From a privacy perspective, although Meta claims it does not train AI on all photos, when users agree to Meta's AI service terms, they allow the AI to analyze their media content and facial features. The terms state that by processing photos, Meta has the ability to "summarize image content, modify images, and generate new content based on images."

Meta also uses dates, people, or objects in photos to develop creative ideas, providing Meta with more information about users themselves, their relationships, and their lives. Additionally, allowing Meta to access photos users have not shared on their platform could give the company an advantage in the AI race by providing large amounts of user data, behavioral insights, and new AI feature ideas.

From a strategic perspective, this feature is another move by Meta to leverage its social network dominance to improve AI technology. Meta has previously announced plans to use publicly shared data (including posts and comments on Facebook and Instagram) to train its image recognition AI. EU users have until May 27, 2025, to opt out. Last year, Meta also stated that it would use images analyzed by Ray-Ban Meta users' devices to train AI.

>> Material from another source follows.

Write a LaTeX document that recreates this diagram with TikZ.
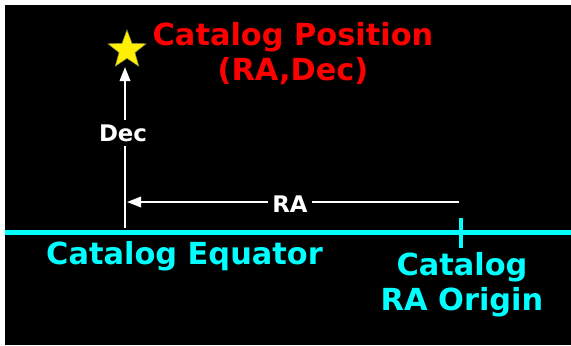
\documentclass[tikz,border=0pt]{standalone}
\usepackage{fontspec}
\setmainfont{DejaVu Sans}
\usepackage{tikz}
\usetikzlibrary{arrows.meta, positioning, shapes.geometric}
\definecolor{SkyCyan}{RGB}{0,255,255}
\definecolor{PosRed}{RGB}{255,0,0}
\definecolor{StarYellow}{RGB}{255,240,0}

\begin{document}
\begin{tikzpicture}[x=0.02cm, y=-0.02cm,
    biglabel/.style={font=\fontsize{17.3}{20}\selectfont\bfseries, align=center, inner sep=0pt},
    smalllabel/.style={font=\fontsize{13}{15}\selectfont\bfseries, text=white, fill=black, inner sep=2.5pt},
    guide/.style={draw=white, line width=1pt, -{Triangle[length=8pt, width=6pt]}}]
\useasboundingbox (0,0) rectangle (571,345);
\fill[white] (0,0) rectangle (571,345);
\fill[black] (5,5) rectangle (571,345);

% equator and RA origin tick
\coordinate (eqwest) at (5,232.5);
\coordinate (eqeast) at (571,232.5);
\draw[SkyCyan, line width=2.8pt] (eqwest) -- (eqeast);
\coordinate (tickup) at (461,218);
\coordinate (tickdown) at (461,248);
\draw[SkyCyan, line width=2.2pt] (tickup) -- (tickdown);
\node[biglabel, text=SkyCyan, anchor=base] (eqlabel) at (184.5,264) {Catalog Equator};
\node[biglabel, text=SkyCyan, anchor=north] (originlabel) at (462,252) {Catalog\\RA Origin};

% catalog position
\node[star, star points=5, star point ratio=2.4, minimum size=0.8cm, inner sep=0pt,
      fill=StarYellow, draw=yellow!50!black, line width=0.3pt] (star) at (127,50) {};
\node[biglabel, text=PosRed, anchor=north] (poslabel) at (293,22) {Catalog Position\\(RA,Dec)};

% offsets
\coordinate (decfoot) at (125,228);
\coordinate (dectip) at (125,67);
\draw[guide] (decfoot) -- (dectip);
\node[smalllabel, anchor=base] (declabel) at (123,141) {Dec};
\coordinate (rastart) at (459,202);
\coordinate (raend) at (127,202);
\draw[guide] (rastart) -- (raend);
\node[smalllabel, anchor=base] (ralabel) at (290,212) {RA};
\end{tikzpicture}
\end{document}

The launch of this feature has raised concerns about privacy and data usage. Although Meta provides options to opt out and statements about usage limitations, uploading unshared photos to the cloud for AI processing essentially expands Meta's access to users' private data. Users' camera rolls typically contain a large number of personal photos, including family, friends, private events, and daily life details, which hold far greater value than content already shared on social platforms.

From a business perspective, such features help Meta achieve multiple goals: increasing the amount of content users post on the platform, boosting user engagement, and accumulating richer training data for its AI system. Even if Meta claims it will not use unedited photos for AI training, the analysis of photo content, people, and scenes itself provides valuable user behavior and preference data.

Users need to weigh convenience against privacy protection when deciding whether to enable this feature. While AI editing suggestions may bring interesting creative effects, the cost is exposing their private photo library to Meta's cloud system. Considering Meta's history with data privacy and regulatory disputes, cautious users may choose to keep this feature turned off.